Becoming more focused is a logical response to the environment that Banks now find themselves in, but it does raise its own set of problems. In particular, it makes Banks more vulnerable to changes in their own market segment.
As the pace of change increases, whether due to innovation, regulation or competition, a bank’s vulnerability increases. In the absence of a crystal ball, the only way that Banks can manage this risk is by embedding flexibility into their operating models to enable them to adjust rapidly to the way they serve their chosen market. In short, more agility is required to ensure that fears about being "too big to respond” are not simply replaced with being “too concentrated to survive”. In exploring how Banks can make their operating models more agile, it is necessary to disaggregate banking into its two core components, “production” and “distribution” since each brings different opportunities and challenges.
Distribution was once an area where size was an unequivocal advantage; a large physical footprint and broad customer reach have acted as barriers to entry supporting entrenched participants. However, this model is being challenged from two sides. Firstly, technology is challenging the volume of bricks and mortar required. Secondly, and particularly in the Retail market, regulatory initiatives such as open banking and PSD 2, which require sharing of data across Banks, challenge the incumbents.
These changes present a threat of intermediation, since they enable new entrants to “own the layer” between the bank and its customers, with solutions containing customisable algorithms. These cater for changing customer behaviours; increasingly focused on quicker, more digital and more personalised service which can only be met through technology. In short, new entrants provide the potential for better service at a lower cost.
Faced with these challenges, Banks could choose to retreat from distribution entirely or, in our view, more likely compete with those providers; by upscaling their own technology options to meet changing customer demand. However, with Fintech and technology behemoths alike showing interest in banking services (if not Banks), partnership may offer a more agile route so distribution may effectively be co-sourced or outsourced.

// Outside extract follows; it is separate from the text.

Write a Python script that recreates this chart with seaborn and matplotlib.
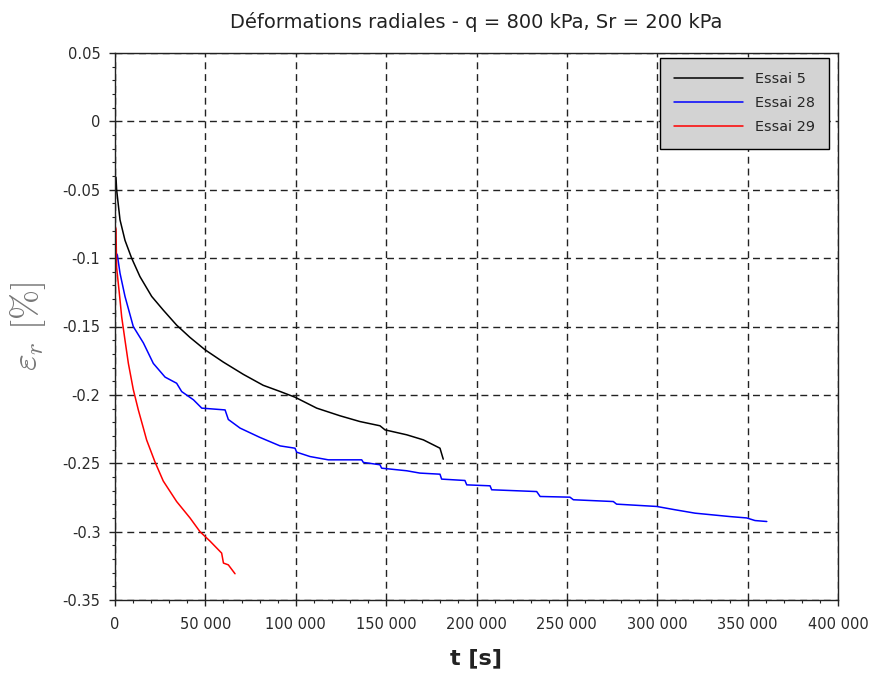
import numpy as np
import pandas as pd
import matplotlib
matplotlib.use("Agg")
import matplotlib.pyplot as plt
import seaborn as sns
from matplotlib.ticker import MultipleLocator, FixedLocator, FixedFormatter

# ---------------- data ----------------
t_essai5 = [0, 550, 900, 2770, 5530, 9200, 13800, 20300, 26700, 34100, 41500, 49800,
            59900, 71000, 82000, 91300, 99600, 111600, 124500, 135500, 146600, 149400,
            161400, 170600, 179800, 181600]
e_essai5 = [-0.040, -0.041, -0.050, -0.072, -0.087, -0.100, -0.1135, -0.128, -0.138, -0.149,
            -0.158, -0.167, -0.176, -0.185, -0.193, -0.1975, -0.2017, -0.2097, -0.2153,
            -0.2195, -0.2226, -0.2256, -0.2292, -0.2329, -0.2390, -0.2470]

t_essai28 = [0, 1300, 2770, 5530, 10100, 15700, 21200, 27700, 34100, 36900, 43400, 48000,
             60900, 62700, 69200, 80000, 91300, 99600, 100500, 107900, 118000, 136500,
             137400, 146600, 147500, 161400, 168700, 179800, 180700, 193600, 194600,
             207500, 208400, 233300, 235200, 251700, 253600, 275700, 277500, 299700,
             309800, 320900, 340300, 349500, 354100, 360600]
e_essai28 = [-0.095, -0.0977, -0.111, -0.128, -0.150, -0.162, -0.177, -0.187, -0.1915,
             -0.1976, -0.2036, -0.2097, -0.211, -0.218, -0.2243, -0.231, -0.2373, -0.239,
             -0.2419, -0.2451, -0.2475, -0.2475, -0.2494, -0.2511, -0.2536, -0.2555,
             -0.2572, -0.2580, -0.2616, -0.2626, -0.2658, -0.2665, -0.2694, -0.2707,
             -0.2743, -0.2748, -0.2767, -0.2780, -0.2799, -0.2816, -0.2840, -0.2865,
             -0.2890, -0.2900, -0.2919, -0.2926]

t_essai29 = [0, 550, 900, 2400, 3700, 5530, 7400, 10100, 12900, 15700, 17500, 22100,
             26700, 34100, 41500, 47000, 52600, 59000, 60000, 62700, 66400]
e_essai29 = [-0.076, -0.079, -0.107, -0.1257, -0.143, -0.160, -0.177, -0.196, -0.211,
             -0.2243, -0.233, -0.249, -0.263, -0.278, -0.290, -0.300, -0.307, -0.3157,
             -0.323, -0.3243, -0.3308]

series_names = ["Essai 5", "Essai 28", "Essai 29"]
series_colors = ["#000000", "#0000ff", "#ff0000"]

x_ticks = [0, 50000, 100000, 150000, 200000, 250000, 300000, 350000, 400000]
x_ticklabels = ["0", "50 000", "100 000", "150 000", "200 000", "250 000",
                "300 000", "350 000", "400 000"]
y_ticks = [0.05, 0, -0.05, -0.1, -0.15, -0.2, -0.25, -0.3, -0.35]
y_ticklabels = ["0.05", "0", "-0.05", "-0.1", "-0.15", "-0.2", "-0.25", "-0.3", "-0.35"]

title = "Déformations radiales - q = 800 kPa, Sr = 200 kPa"

# ---------------- plot ----------------
sns.set_theme(style="white")
plt.rcParams["font.family"] = ["DejaVu Sans"]
plt.rcParams["mathtext.fontset"] = "cm"

fig = plt.figure(figsize=(8.7, 6.82), dpi=100)
ax = fig.add_axes([115 / 870, 1 - 600 / 682, (838 - 115) / 870, (600 - 53) / 682])

frames = []
for name, t, e in zip(series_names, [t_essai5, t_essai28, t_essai29],
                      [e_essai5, e_essai28, e_essai29]):
    frames.append(pd.DataFrame({"t": t, "eps": e, "serie": name}))
df = pd.concat(frames, ignore_index=True)

sns.lineplot(data=df, x="t", y="eps", hue="serie", hue_order=series_names,
             palette=series_colors, estimator=None, sort=False, lw=1.1, ax=ax)

ax.set_xlim(0, 400000)
ax.set_ylim(-0.35, 0.05)
ax.xaxis.set_major_locator(FixedLocator(x_ticks))
ax.xaxis.set_major_formatter(FixedFormatter(x_ticklabels))
ax.yaxis.set_major_locator(FixedLocator(y_ticks))
ax.yaxis.set_major_formatter(FixedFormatter(y_ticklabels))
ax.xaxis.set_minor_locator(MultipleLocator(10000))
ax.yaxis.set_minor_locator(MultipleLocator(0.01))

ax.tick_params(axis="both", which="major", direction="out", length=4, width=1,
               color="#222222", labelsize=10.5, labelcolor="#2a2a2a", pad=6.5,
               bottom=True, left=True)
ax.tick_params(axis="both", which="minor", direction="out", length=2.5, width=0.8,
               color="#222222", bottom=True, left=True)
ax.tick_params(axis="x", which="major", pad=8)

ax.grid(True, which="major", color="#222222", linestyle=(0, (5, 3.5)), linewidth=1.0)
for s in ax.spines.values():
    s.set_visible(True)
    s.set_color("#222222")
    s.set_linewidth(1.0)

ax.set_title(title, fontsize=14, color="#222222", pad=18)
ax.set_xlabel("t [s]", fontsize=16, fontweight="bold", color="#222222", labelpad=12)
ax.set_ylabel(r"$\varepsilon_r\ [\%]$", fontsize=26, color="#777777", labelpad=10)

leg = ax.legend(loc="upper right", bbox_to_anchor=((829 - 115) / 723, 1 - 5 / 547),
                borderaxespad=0, fontsize=10.4, frameon=True, fancybox=False,
                handlelength=4.75, handletextpad=0.8, labelspacing=0.69,
                borderpad=1.0)
leg.get_frame().set_facecolor("#d3d3d3")
leg.get_frame().set_edgecolor("#000000")
leg.get_frame().set_linewidth(1.0)
leg.get_frame().set_alpha(1.0)
for line in leg.get_lines():
    line.set_linewidth(1.1)

fig.savefig("out.png", dpi=100)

This could provide a cost effective and scalable distribution model allowing Banks to focus on production, which is more highly regulated and therefore less susceptible to threats from new entrants.

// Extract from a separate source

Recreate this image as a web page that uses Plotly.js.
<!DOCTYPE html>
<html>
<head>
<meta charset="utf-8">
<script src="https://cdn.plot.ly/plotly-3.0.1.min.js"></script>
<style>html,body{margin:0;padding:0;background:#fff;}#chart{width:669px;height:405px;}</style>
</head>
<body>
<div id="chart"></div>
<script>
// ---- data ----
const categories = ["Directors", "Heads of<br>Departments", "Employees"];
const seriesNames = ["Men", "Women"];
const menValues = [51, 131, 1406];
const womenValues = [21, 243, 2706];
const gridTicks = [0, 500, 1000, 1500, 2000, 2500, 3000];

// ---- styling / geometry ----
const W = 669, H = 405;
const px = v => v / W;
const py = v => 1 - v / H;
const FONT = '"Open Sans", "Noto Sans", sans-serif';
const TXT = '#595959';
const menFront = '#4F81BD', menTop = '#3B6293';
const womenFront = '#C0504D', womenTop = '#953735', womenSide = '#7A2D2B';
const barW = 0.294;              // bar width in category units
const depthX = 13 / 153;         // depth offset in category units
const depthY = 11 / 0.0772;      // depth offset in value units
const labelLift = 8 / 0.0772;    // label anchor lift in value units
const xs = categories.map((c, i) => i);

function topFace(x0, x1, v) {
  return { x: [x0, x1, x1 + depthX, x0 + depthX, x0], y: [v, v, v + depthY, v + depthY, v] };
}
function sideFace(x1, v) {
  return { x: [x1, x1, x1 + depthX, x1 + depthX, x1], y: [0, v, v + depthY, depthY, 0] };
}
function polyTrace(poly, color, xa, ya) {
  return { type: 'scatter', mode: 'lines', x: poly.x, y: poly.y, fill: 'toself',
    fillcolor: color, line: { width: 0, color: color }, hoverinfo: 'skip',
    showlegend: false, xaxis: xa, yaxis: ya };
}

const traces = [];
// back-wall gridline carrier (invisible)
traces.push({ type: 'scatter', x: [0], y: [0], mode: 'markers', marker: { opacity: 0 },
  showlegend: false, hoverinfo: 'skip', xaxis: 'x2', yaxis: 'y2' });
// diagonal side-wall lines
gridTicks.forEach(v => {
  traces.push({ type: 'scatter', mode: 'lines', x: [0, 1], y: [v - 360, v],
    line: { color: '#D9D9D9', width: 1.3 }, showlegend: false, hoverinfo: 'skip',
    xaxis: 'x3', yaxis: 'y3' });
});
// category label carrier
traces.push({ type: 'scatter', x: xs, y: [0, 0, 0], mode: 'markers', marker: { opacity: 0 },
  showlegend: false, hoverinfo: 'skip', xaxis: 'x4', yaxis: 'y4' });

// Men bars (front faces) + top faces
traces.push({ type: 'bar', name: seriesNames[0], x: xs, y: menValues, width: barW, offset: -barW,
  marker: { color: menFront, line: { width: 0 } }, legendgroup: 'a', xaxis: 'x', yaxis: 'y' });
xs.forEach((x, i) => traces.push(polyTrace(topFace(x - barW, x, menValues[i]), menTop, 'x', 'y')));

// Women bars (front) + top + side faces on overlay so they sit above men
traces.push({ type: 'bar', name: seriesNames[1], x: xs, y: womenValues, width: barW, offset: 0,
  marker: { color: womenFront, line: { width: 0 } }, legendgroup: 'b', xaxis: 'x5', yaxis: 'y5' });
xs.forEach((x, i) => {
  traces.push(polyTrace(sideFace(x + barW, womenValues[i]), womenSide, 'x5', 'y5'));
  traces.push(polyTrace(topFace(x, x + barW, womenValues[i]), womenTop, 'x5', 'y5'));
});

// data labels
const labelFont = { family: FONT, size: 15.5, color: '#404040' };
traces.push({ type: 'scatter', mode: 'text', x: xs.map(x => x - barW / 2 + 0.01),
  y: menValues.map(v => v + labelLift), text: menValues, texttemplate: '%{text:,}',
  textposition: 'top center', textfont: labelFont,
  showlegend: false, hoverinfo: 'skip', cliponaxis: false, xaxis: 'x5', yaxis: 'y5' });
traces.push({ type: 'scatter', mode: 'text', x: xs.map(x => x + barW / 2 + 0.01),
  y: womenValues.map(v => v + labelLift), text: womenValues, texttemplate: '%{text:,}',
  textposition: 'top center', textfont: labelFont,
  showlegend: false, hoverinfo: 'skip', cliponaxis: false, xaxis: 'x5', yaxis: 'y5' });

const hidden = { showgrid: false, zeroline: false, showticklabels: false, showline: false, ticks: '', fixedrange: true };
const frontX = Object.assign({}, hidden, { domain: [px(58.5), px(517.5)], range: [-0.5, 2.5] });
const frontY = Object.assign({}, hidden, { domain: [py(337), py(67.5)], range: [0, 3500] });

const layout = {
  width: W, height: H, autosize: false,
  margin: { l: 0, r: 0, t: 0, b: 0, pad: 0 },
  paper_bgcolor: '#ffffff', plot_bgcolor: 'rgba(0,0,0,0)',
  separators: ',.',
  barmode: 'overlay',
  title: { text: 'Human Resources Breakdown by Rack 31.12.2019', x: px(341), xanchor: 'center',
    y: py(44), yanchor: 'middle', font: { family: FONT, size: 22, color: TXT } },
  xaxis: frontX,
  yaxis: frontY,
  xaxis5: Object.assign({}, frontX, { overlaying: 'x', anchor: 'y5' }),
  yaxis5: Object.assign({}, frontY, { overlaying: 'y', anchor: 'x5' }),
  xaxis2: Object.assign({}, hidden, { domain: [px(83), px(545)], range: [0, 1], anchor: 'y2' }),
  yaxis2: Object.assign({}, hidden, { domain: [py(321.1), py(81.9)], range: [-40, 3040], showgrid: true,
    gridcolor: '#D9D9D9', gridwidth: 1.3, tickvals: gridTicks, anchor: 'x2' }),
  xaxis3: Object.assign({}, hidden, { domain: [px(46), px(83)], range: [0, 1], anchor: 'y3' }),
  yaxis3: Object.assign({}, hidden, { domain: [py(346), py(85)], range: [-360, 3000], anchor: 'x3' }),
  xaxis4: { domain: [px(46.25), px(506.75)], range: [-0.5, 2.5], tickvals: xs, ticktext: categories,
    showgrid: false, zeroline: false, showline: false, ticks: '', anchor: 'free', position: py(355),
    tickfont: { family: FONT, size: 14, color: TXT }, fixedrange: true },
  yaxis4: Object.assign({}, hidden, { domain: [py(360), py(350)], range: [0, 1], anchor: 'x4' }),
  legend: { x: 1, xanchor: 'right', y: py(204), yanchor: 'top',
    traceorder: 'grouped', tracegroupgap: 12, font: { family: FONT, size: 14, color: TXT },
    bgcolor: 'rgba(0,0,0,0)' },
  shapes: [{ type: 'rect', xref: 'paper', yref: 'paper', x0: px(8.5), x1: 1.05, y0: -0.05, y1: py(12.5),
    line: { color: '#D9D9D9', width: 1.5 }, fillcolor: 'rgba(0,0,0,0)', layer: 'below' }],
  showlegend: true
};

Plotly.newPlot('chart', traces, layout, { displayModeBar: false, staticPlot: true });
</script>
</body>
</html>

Performance in production is driven by three inputs: innovation, price and flexibility. The first two are self-evident; offering innovative products that suit customer needs at the best price will always be a prerequisite to success. However, in our view, it is equally important for Banks to be able to allocate resources flexibly between products and markets to those that offer the most favourable returns within the context of their long term strategy.
Banks have traditionally been better at innovation than at pricing or flexibility. But as product innovation cycles are shortening (and leaders’ advantages are swiftly eroded), the ability to deploy and redeploy balance sheet resources to the next best option is critical.
Banks need to design an operating model that supports efficiency in pricing and flexibility of resource utilisation. In doing so, they have to move away from the distribution led operating model, where business lines follow customer groups and balance sheet management is an after thought. Such a model too often leads to short term profits that turn into long term drags on profitability, which can tie up capital years after origination, eroding long-term returns.
Banks need to be savvier in how they manage the key constraint on growth and returns: balance sheet resources and capacity. This can be done by rebalancing the power between demand functions (the business lines) and supply functions (treasury and legal entity management). Too often business lines make demands on financial resources to drive promised growth, but are not adequately held accountable if the demand does not materialise, resulting in surplus supply. This inevitably results in feast and famine, where certain business lines have surplus capital while others are starved of the resources for growth. This is caused by scarce balance sheet resources being locked up in the wrong areas, leading to waste and inefficiency.
In our view, Banks should put in place multi-disciplinary balance sheet management functions with a mandate to reduce balance sheet inefficiency and put more tension in the supply and demand process. This allows a more dynamic allocation of resources in the short to medium term whilst ensuring a longer term perspective on balance sheet management beyond the first year of the financial plan. This is already happening in certain Banks, and we can see this developing in an even more radical direction.
We are not suggesting a complete reversal of the current state of affairs to a balance sheet first, business unit second approach. Merely a much greater balance between supply and demand of resources. Otherwise there will be neither the ability nor the political will to reallocate and rebalance between products and business lines in the way we think will be required. Unlike distribution, where one path to agility is decentralisation, agility in production must be achieved through increasing centralisation and power to supply functions.
We have has put forward two linked propositions: that Banks should realign around their "core", and that this must go hand in glove with embedding more agility into the operating model to ensure long term sustainability. To date there has been more concern on the former than the latter, but the true power play comes from investing in and enacting both together. In our view, Banks have the opportunity to refocus their resources at pace to deliver long term, sustainable returns in the future.